Optical spectroscopy of the Be/black hole binary MWC656 -- interaction of a black hole with a circumstellar disc

TL;DR

This study uses optical spectroscopy to analyze the circumstellar disc of the Be/black hole binary MWC 656, revealing disc structure, orbital modulation, and low accretion efficiency, with implications for black hole interactions.

Contribution

It provides detailed spectroscopic evidence showing the circumstellar disc's structure remains similar to Be stars despite the black hole's presence and identifies orbital modulation effects.

Findings

Disc density similar to Be stars

Orbital period modulation of spectral lines

Low accretion efficiency (~2×10⁻⁶)

Abstract

We present new spectroscopic observations of the Be/black hole binary MWC 656 obtained during the period 2015 - 2021. We measure the equivalent width of H$\alpha$ (EW$_\alpha$), H$\beta$ ($EW_\beta$), and the distance between the peaks of H$\alpha$ ($\Delta V_\alpha$), H$\beta$ ($\Delta V_\beta$), and FeII ($\Delta V_{FeII}$) lines. Combining new and old data, we find that: - the density of the circumstellar disc of MWC 656 ($\Delta V_\alpha$ versus $EW_\alpha$ diagram) is similar to the Be stars. For the Be stars we find the relation $\Delta V_\beta = 0.999 \Delta V_\alpha + 62.4$ km s$^{-1}$, and the position of MWC~656 corresponds to the average behaviour of the Be stars. This means that the presence of the black hole does not change the overall structure of the circumstellar disc. - the periodogram analysis indicates modulation of $EW_\alpha$ with a period $60.4 \pm 0.4$ days, which is identical to the binary orbital period.
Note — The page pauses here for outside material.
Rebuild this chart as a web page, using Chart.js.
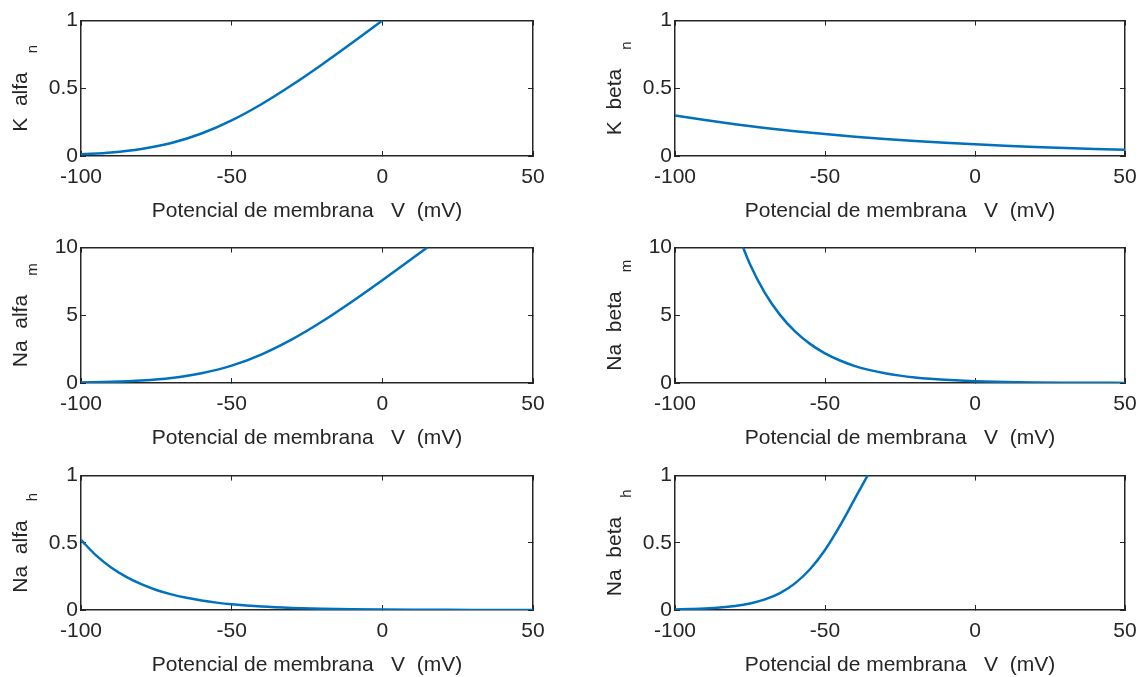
<!DOCTYPE html>
<html>
<head>
<meta charset="utf-8">
<script src="https://cdn.jsdelivr.net/npm/chart.js@4.4.0/dist/chart.umd.min.js"></script>
<style>
  html, body { margin: 0; padding: 0; background: #fff; }
  #page { position: relative; width: 1143px; height: 677px; overflow: hidden; background: #fff; }
  #page canvas { position: absolute; }
</style>
</head>
<body>
<div id="page"></div>
<script>
// Hodgkin-Huxley rate constants vs membrane potential (mV)

// K+ activation, alfa_n
const vAlfaN = [-100, -90, -80, -70, -60, -50, -40, -30, -20, -10, 0];
const alfaN = [0.012, 0.026, 0.052, 0.096, 0.166, 0.263, 0.384, 0.524, 0.676, 0.836, 1.0];

// K+ activation, beta_n
const vBetaN = [-100, -90, -80, -70, -60, -50, -40, -30, -20, -10, 0, 10, 20, 30, 40, 50];
const betaN = [0.30, 0.266, 0.235, 0.207, 0.183, 0.162, 0.143, 0.126, 0.111, 0.098, 0.087, 0.076, 0.067, 0.059, 0.052, 0.046];

// Na+ activation, alfa_m
const vAlfaM = [-100, -90, -80, -70, -60, -50, -40, -30, -20, -10, 0, 10, 15];
const alfaM = [0.038, 0.084, 0.18, 0.37, 0.72, 1.28, 2.12, 3.22, 4.54, 6.02, 7.59, 9.21, 10.03];

// Na+ activation, beta_m
const vBetaM = [-80, -75, -70, -65, -60, -55, -50, -45, -40, -35, -30, -25, -20, -15, -10, -5, 0, 10, 20, 30, 40, 50];
const betaM = [11.57, 8.77, 6.64, 5.03, 3.81, 2.89, 2.19, 1.66, 1.25, 0.95, 0.72, 0.545, 0.413, 0.313, 0.237, 0.18, 0.136, 0.078, 0.045, 0.026, 0.015, 0.0085];

// Na+ inactivation, alfa_h
const vAlfaH = [-100, -95, -90, -85, -80, -75, -70, -65, -60, -55, -50, -40, -30, -20, -10, 0, 10, 20, 30, 40, 50];
const alfaH = [0.521, 0.406, 0.316, 0.246, 0.192, 0.149, 0.116, 0.0905, 0.0705, 0.0549, 0.0427, 0.0259, 0.0157, 0.0095, 0.0058, 0.0035, 0.0021, 0.0013, 0.0008, 0.0005, 0.0003];

// Na+ inactivation, beta_h
const vBetaH = [-100, -95, -90, -85, -80, -75, -70, -65, -60, -55, -50, -45, -40, -35];
const betaH = [0.004, 0.007, 0.011, 0.018, 0.030, 0.049, 0.079, 0.126, 0.198, 0.303, 0.446, 0.627, 0.830, 1.033];

// axis ticks
const xTicks = [-100, -50, 0, 50];
const yTicksUnit = [0, 0.5, 1];
const yTicksTen = [0, 5, 10];

const xTitle = 'Potencial de membrana   V  (mV)';

const INK = '#262626';
const BLUE = '#0072bd';
const FAMILY = 'Arial, "Liberation Sans", Helvetica, sans-serif';
const TICK_FONT = 21;
const LABEL_FONT = 21;
const SUB_FONT = 15;

Chart.defaults.font.family = FAMILY;
Chart.defaults.color = INK;

const cols = [
  { left: 0, width: 560, axisW: 81, padR: 27 },
  { left: 580, width: 563, axisW: 95, padR: 18 }
];
const rows = [
  { top: 0, plotH: 141 },
  { top: 227, plotH: 141 },
  { top: 455, plotH: 140 }
];
const PAD_T = 15;
const XAXIS_H = 88;

const panels = [
  { row: 0, col: 0, v: vAlfaN, y: alfaN, ticks: yTicksUnit, main: 'K  alfa', sub: 'n' },
  { row: 0, col: 1, v: vBetaN, y: betaN, ticks: yTicksUnit, main: 'K  beta', sub: 'n' },
  { row: 1, col: 0, v: vAlfaM, y: alfaM, ticks: yTicksTen, main: 'Na  alfa', sub: 'm' },
  { row: 1, col: 1, v: vBetaM, y: betaM, ticks: yTicksTen, main: 'Na  beta', sub: 'm' },
  { row: 2, col: 0, v: vAlfaH, y: alfaH, ticks: yTicksUnit, main: 'Na  alfa', sub: 'h' },
  { row: 2, col: 1, v: vBetaH, y: betaH, ticks: yTicksUnit, main: 'Na  beta', sub: 'h' }
];

// rotated y label with a subscript after the main text
const subLabel = {
  id: 'subLabel',
  afterDraw(chart, args, opts) {
    const { ctx, chartArea } = chart;
    const cy = (chartArea.top + chartArea.bottom) / 2;
    ctx.save();
    ctx.translate(chartArea.left - opts.offset, cy);
    ctx.rotate(-Math.PI / 2);
    ctx.fillStyle = INK;
    ctx.textBaseline = 'alphabetic';
    ctx.textAlign = 'left';
    const mainFont = LABEL_FONT + 'px ' + FAMILY;
    const subFont = SUB_FONT + 'px ' + FAMILY;
    ctx.font = mainFont;
    const w1 = ctx.measureText(opts.main).width;
    ctx.font = subFont;
    const w2 = ctx.measureText(opts.sub).width;
    const x0 = -(w1 + opts.gap + w2) / 2;
    ctx.font = mainFont;
    ctx.fillText(opts.main, x0, 0);
    ctx.font = subFont;
    ctx.fillText(opts.sub, x0 + w1 + opts.gap, opts.drop);
    ctx.restore();
  }
};

// mirrored axis for the top and right edges of the box: ticks only
function boxAxis(position, min, max, tickValues) {
  const horizontal = position === 'top' || position === 'bottom';
  return {
    type: 'linear',
    position: position,
    min: min,
    max: max,
    afterBuildTicks: (scale) => { scale.ticks = tickValues.map(v => ({ value: v })); },
    afterFit: (scale) => {
      if (horizontal) scale.height = 0; else scale.width = 0;
      scale.paddingLeft = scale.paddingRight = scale.paddingTop = scale.paddingBottom = 0;
    },
    ticks: { display: false },
    grid: { drawOnChartArea: false, drawTicks: true, tickLength: -5, color: INK, lineWidth: 1 },
    border: { display: true, color: INK, width: 1.5 }
  };
}

const page = document.getElementById('page');

panels.forEach(p => {
  const col = cols[p.col];
  const row = rows[p.row];
  const h = PAD_T + row.plotH + XAXIS_H;
  const canvas = document.createElement('canvas');
  canvas.width = col.width;
  canvas.height = h;
  canvas.style.left = col.left + 'px';
  canvas.style.top = row.top + 'px';
  page.appendChild(canvas);

  const yMax = p.ticks[p.ticks.length - 1];

  new Chart(canvas, {
    type: 'line',
    data: {
      datasets: [{
        data: p.v.map((v, i) => ({ x: v, y: p.y[i] })),
        borderColor: BLUE,
        borderWidth: 2.5,
        pointRadius: 0,
        fill: false,
        cubicInterpolationMode: 'monotone',
        clip: 0
      }]
    },
    options: {
      responsive: false,
      animation: false,
      events: [],
      layout: { padding: { top: PAD_T, right: col.padR, bottom: 0, left: 0 } },
      plugins: {
        legend: { display: false },
        tooltip: { enabled: false },
        subLabel: { main: p.main, sub: p.sub, offset: 54, gap: 19, drop: 10 }
      },
      scales: {
        x: {
          type: 'linear',
          position: 'bottom',
          min: -100,
          max: 50,
          afterBuildTicks: (scale) => { scale.ticks = xTicks.map(v => ({ value: v })); },
          afterFit: (scale) => {
            scale.height = XAXIS_H;
            scale.paddingLeft = 0;
            scale.paddingRight = 0;
          },
          ticks: {
            font: { size: TICK_FONT },
            color: INK,
            padding: 14,
            maxRotation: 0,
            autoSkip: false,
            callback: (v) => String(v)
          },
          grid: { drawOnChartArea: false, drawTicks: true, tickLength: -5, color: INK, lineWidth: 1 },
          border: { display: true, color: INK, width: 1.5 },
          title: {
            display: true,
            text: xTitle,
            color: INK,
            font: { size: LABEL_FONT },
            padding: { top: 0, bottom: 20 }
          }
        },
        y: {
          type: 'linear',
          position: 'left',
          min: 0,
          max: yMax,
          afterBuildTicks: (scale) => { scale.ticks = p.ticks.map(v => ({ value: v })); },
          afterFit: (scale) => { scale.width = col.axisW; },
          ticks: {
            font: { size: TICK_FONT },
            color: INK,
            padding: 8,
            callback: (v) => String(v)
          },
          grid: { drawOnChartArea: false, drawTicks: true, tickLength: -5, color: INK, lineWidth: 1 },
          border: { display: true, color: INK, width: 1.5 }
        },
        xTop: boxAxis('top', -100, 50, xTicks),
        yRight: boxAxis('right', 0, yMax, p.ticks)
      }
    },
    plugins: [subLabel]
  });
});
</script>
</body>
</html>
The maxima of $EW_\alpha$ and $EW_\beta$ are around periastron (phase zero). - around orbital phase zero, $\Delta V_\beta$ and $\Delta V_{FeII}$ decrease by about $30$ km s$^{-1}$. This suggests that we observe an increase of the circumstellar disc size induced by the periastron passage of the black hole and that the entire circumstellar disc pulsates with the orbital period with relative amplitude of 10-20%. The observations also indicate, that the reason for the black hole in MWC 656 to be in deep quiescence is a very low efficiency of accretion ($\sim 2 \times 10^{-6}$).